The Mariners still might exercise such restraint with Hamilton, but they’re at least exploring the possibility of signing him.
Hamilton, 31, is attending the winter meetings, and Mariners officials met with him on Sunday, according to major league sources.
Other unidentified clubs also are believed to have met with Hamilton, but his previous team, the Texas Rangers, currently is working the hardest to sign him, sources say.
The Milwaukee Brewers are on the periphery of the Hamilton sweepstakes, according to those same sources. Johnny Narron, the Brewers’ hitting coach, previously was Hamilton’s accountability partner and an assistant hitting coach with the Rangers.
Zduriencik declined comment Monday night when asked about the Mariners’ meeting with Hamilton.
Hamilton, a Christian, has said in the past that God will help him make his free-agent decision, an indication that he might not go to the highest bidder or best team.
The Mariners, who have finished last in the American League West in each of the past three seasons, certainly would not qualify as the best team.
Outside of right-hander Felix Hernandez, a former Cy Young winner, the M’s feature a number of promising young pitchers and hitters. But their offense in recent years has been among the game’s worst.

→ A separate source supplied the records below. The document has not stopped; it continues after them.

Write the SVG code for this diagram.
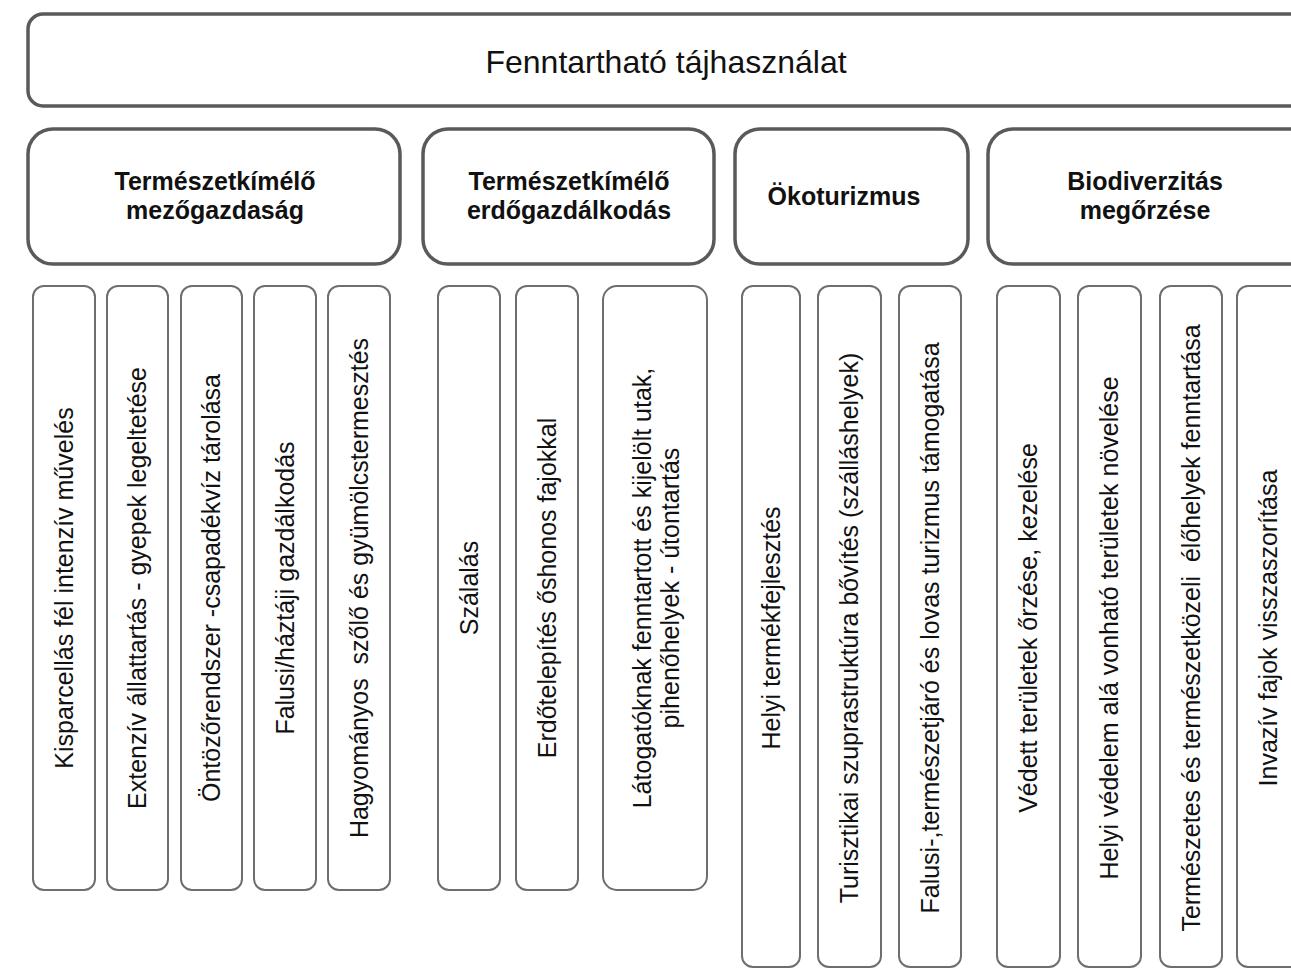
<svg xmlns="http://www.w3.org/2000/svg" width="1291" height="969" viewBox="0 0 1291 969">
<style>
.big{fill:#fff;stroke:#5a5a5a;stroke-width:3.5}
.col{fill:#fff;stroke:#6e6e6e;stroke-width:2}
.t{font-family:"Liberation Sans",Arial,sans-serif;fill:#111;text-anchor:middle}
.title{font-size:32px}
.h{font-size:25px;font-weight:bold}
.v{font-size:25px}
</style>
<rect width="1291" height="969" fill="#fff"/>
<g id="root">
<rect class="big" x="28" y="14" width="1300" height="92" rx="15"/>
<text class="t title" x="666" y="73">Fenntartható tájhasználat</text>
</g>
<g id="cat-mezo">
<rect class="big" x="28" y="129" width="372" height="135" rx="25"/>
<text class="t h" x="215" y="190">Természetkímélő</text>
<text class="t h" x="215" y="219">mezőgazdaság</text>
</g>
<g id="cat-erdo">
<rect class="big" x="423" y="129" width="291" height="135" rx="25"/>
<text class="t h" x="569" y="190">Természetkímélő</text>
<text class="t h" x="569" y="219">erdőgazdálkodás</text>
</g>
<g id="cat-oko">
<rect class="big" x="735" y="129" width="233" height="135" rx="25"/>
<text class="t h" x="844" y="205">Ökoturizmus</text>
</g>
<g id="cat-bio">
<rect class="big" x="988" y="129" width="330" height="135" rx="25"/>
<text class="t h" x="1145" y="190">Biodiverzitás</text>
<text class="t h" x="1145" y="219">megőrzése</text>
</g>
<g id="m1"><rect class="col" x="33" y="286" width="62" height="604" rx="11"/><text class="t v" transform="translate(73,588) rotate(-90)">Kisparcellás fél intenzív művelés</text></g>
<g id="m2"><rect class="col" x="107" y="286" width="61" height="604" rx="11"/><text class="t v" transform="translate(146,588) rotate(-90)">Extenzív állattartás - gyepek legeltetése</text></g>
<g id="m3"><rect class="col" x="181" y="286" width="61" height="604" rx="11"/><text class="t v" transform="translate(220,588) rotate(-90)">Öntözőrendszer -csapadékvíz tárolása</text></g>
<g id="m4"><rect class="col" x="254" y="286" width="62" height="604" rx="11"/><text class="t v" transform="translate(294,588) rotate(-90)">Falusi/háztáji gazdálkodás</text></g>
<g id="m5"><rect class="col" x="328" y="286" width="62" height="604" rx="11"/><text class="t v" transform="translate(368,588) rotate(-90)" xml:space="preserve">Hagyományos  szőlő és gyümölcstermesztés</text></g>
<g id="e1"><rect class="col" x="438" y="286" width="62" height="604" rx="11"/><text class="t v" transform="translate(478,588) rotate(-90)">Szálalás</text></g>
<g id="e2"><rect class="col" x="516" y="286" width="62" height="604" rx="11"/><text class="t v" transform="translate(556,588) rotate(-90)">Erdőtelepítés őshonos fajokkal</text></g>
<g id="e3"><rect class="col" x="603" y="286" width="104" height="604" rx="14"/><text class="t v" transform="translate(655,588) rotate(-90)"><tspan x="0" y="-4">Látogatóknak fenntartott és kijelölt utak,</tspan><tspan x="0" y="24">pihenőhelyek - útontartás</tspan></text></g>
<g id="o1"><rect class="col" x="742" y="286" width="58" height="681" rx="11"/><text class="t v" transform="translate(780,628) rotate(-90)">Helyi termékfejlesztés</text></g>
<g id="o2"><rect class="col" x="818" y="286" width="63" height="681" rx="11"/><text class="t v" transform="translate(858,628) rotate(-90)">Turisztikai szuprastruktúra bővítés (szálláshelyek)</text></g>
<g id="o3"><rect class="col" x="899" y="286" width="62" height="681" rx="11"/><text class="t v" transform="translate(939,628) rotate(-90)">Falusi-,természetjáró és lovas turizmus támogatása</text></g>
<g id="b1"><rect class="col" x="997" y="286" width="63" height="681" rx="11"/><text class="t v" transform="translate(1037,628) rotate(-90)">Védett területek őrzése, kezelése</text></g>
<g id="b2"><rect class="col" x="1078" y="286" width="63" height="681" rx="11"/><text class="t v" transform="translate(1118,628) rotate(-90)">Helyi védelem alá vonható területek növelése</text></g>
<g id="b3"><rect class="col" x="1160" y="286" width="62" height="681" rx="11"/><text class="t v" transform="translate(1200,628) rotate(-90)" xml:space="preserve">Természetes és természetközeli  élőhelyek fenntartása</text></g>
<g id="b4"><rect class="col" x="1237" y="286" width="64" height="681" rx="11"/><text class="t v" transform="translate(1277,628) rotate(-90)">Invazív fajok visszaszorítása</text></g>
<g id="connectors"></g>
</svg>
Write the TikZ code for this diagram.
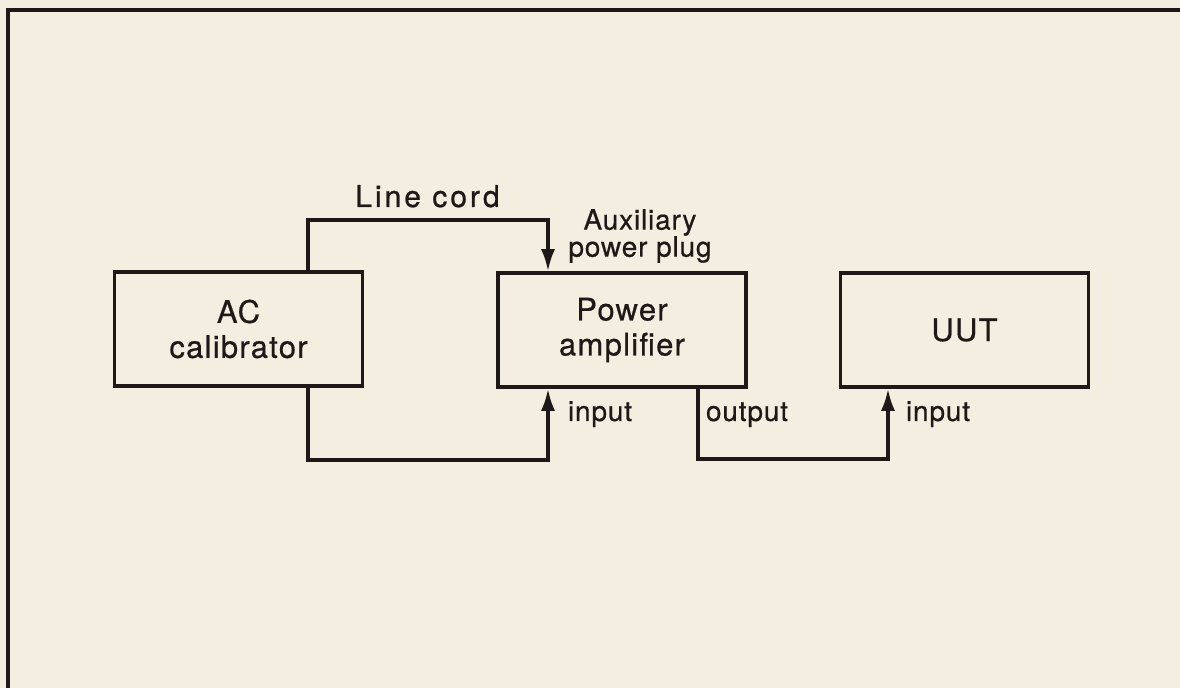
\documentclass[tikz,border=0pt]{standalone}
\usepackage{xcolor}
\usepackage{fontspec}
\usepackage{tikz}
\usetikzlibrary{arrows.meta}
\setmainfont{TeX Gyre Heros}
\newfontfamily\unitfont[LetterSpace=4,FakeBold=0.6]{TeX Gyre Heros}
\newfontfamily\tagfont[LetterSpace=3,FakeBold=0.6]{TeX Gyre Heros}
\newfontfamily\cordfont[LetterSpace=10,FakeBold=0.8]{TeX Gyre Heros}
\definecolor{paper}{RGB}{244,238,224}
\definecolor{ink}{RGB}{30,24,24}

\tikzset{
    unit/.style={draw=ink,line width=1.8pt,minimum width=124pt,minimum height=57pt,
        align=center,text=ink,font=\unitfont\fontsize{15.5}{17.5}\selectfont},
    wire/.style={draw=ink,line width=1.6pt},
    feed/.style={wire,-{Latex[length=11pt,width=7pt]}},
    tag/.style={text=ink,align=center,font=\tagfont\fontsize{14}{13.5}\selectfont}
}

\begin{document}
\begin{tikzpicture}[x=0.5pt,y=-0.5pt]
    \useasboundingbox (0,0) rectangle (1180,688);
    \fill[paper] (0,0) rectangle (1180,688);
    \draw[ink,line width=2pt] (8,688) -- (8,10) -- (1180,10);

    % the three instruments
    \node[unit] (cal) at (238.5,329) {AC\\calibrator};
    \node[unit] (amp) at (622,330) {Power\\amplifier};
    \node[unit] (uut) at (964.5,330) {UUT};

    % corners of the cables
    \coordinate (cordL) at (308,220);
    \coordinate (cordR) at (548,220);
    \coordinate (sigL) at (308,460);
    \coordinate (sigR) at (548,460);
    \coordinate (outL) at (698,459);
    \coordinate (outR) at (888,459);

    \draw[feed] (cal.north -| cordL) -- (cordL) -- (cordR) -- (amp.north -| cordR);
    \draw[feed] (cal.south -| sigL) -- (sigL) -- (sigR) -- (amp.south -| sigR);
    \draw[feed] (amp.south -| outL) -- (outL) -- (outR) -- (uut.south -| outR);

    % labels
    \node[tag,font=\cordfont\fontsize{15}{16}\selectfont,anchor=base] (cordtag) at (427.5,207) {Line cord};
    \node[tag] (plugtag) at (640,236) {Auxiliary\\power plug};
    \node[tag,anchor=base] (ampin) at (600,421) {input};
    \node[tag,anchor=base] (ampout) at (747,421) {output};
    \node[tag,anchor=base] (uutin) at (938,421) {input};
\end{tikzpicture}
\end{document}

The Mariners — who lost in their bid for free-agent catcher/first baseman Mike Napoli to the Boston Red Sox — would need to add other hitters to offer Hamilton protection in their lineup.
The first question, though, is whether the Mariners are willing to give Hamilton the contract he desires. An early, unconfirmed report said he wants $175 million for seven years. Most teams would prefer a shorter deal; Hamilton is a recovering drug addict with a history of injuries.
His offensive performance, however, is elite. Hamilton batted .285 last season with a career-high 43 homers and 128 RBI. He is a lifetime .304 hitter with a .913 on-base/slugging percentage.
“Some of these things drag out and if you’re sitting there waiting on one chip, other chips in front of you might go away and you end up with nothing,” Zduriencik told MLB.com in mid-November.
“There are a lot of great things to like about several of these guys on the market, and we’re doing our homework. But when you hear what players expect and the years involved, that’s a lot to consider.
“At the end of the day, when you gauge the market, you have to be realistic about where it will end up. And there’s a strong possibility that one will exceed where we’re at.”
But there is also the possibility that Hamilton simply would decide that he wanted to be in Seattle, enabling the two sides to reach an agreement.
Hamilton’s wife, Katie, told Sports Illustrated in June that the family planned to donate a significant portion of Josh’s next contract to charities.
Pro Athletes Outreach, a Christian organization that ministers to athletes, coaches and their families, is based in Issaquah, Wash., a suburb of Seattle.
“No, we don’t really care about the money so much for us, but we have huge plans for this money and, no, it’s not strictly for our bank account,” Katie Hamilton told SI. “It is for a hurting world.
“The other thing (people) keep saying is, ‘Josh needs Texas; he needs the comfort of this team.’ Uh, we need Jesus. We need God. He goes with us wherever we are. Yes, we’re comfortable in Texas. But maybe God hasn’t called us to comfort. I mean, he didn’t call Jesus to comfort.”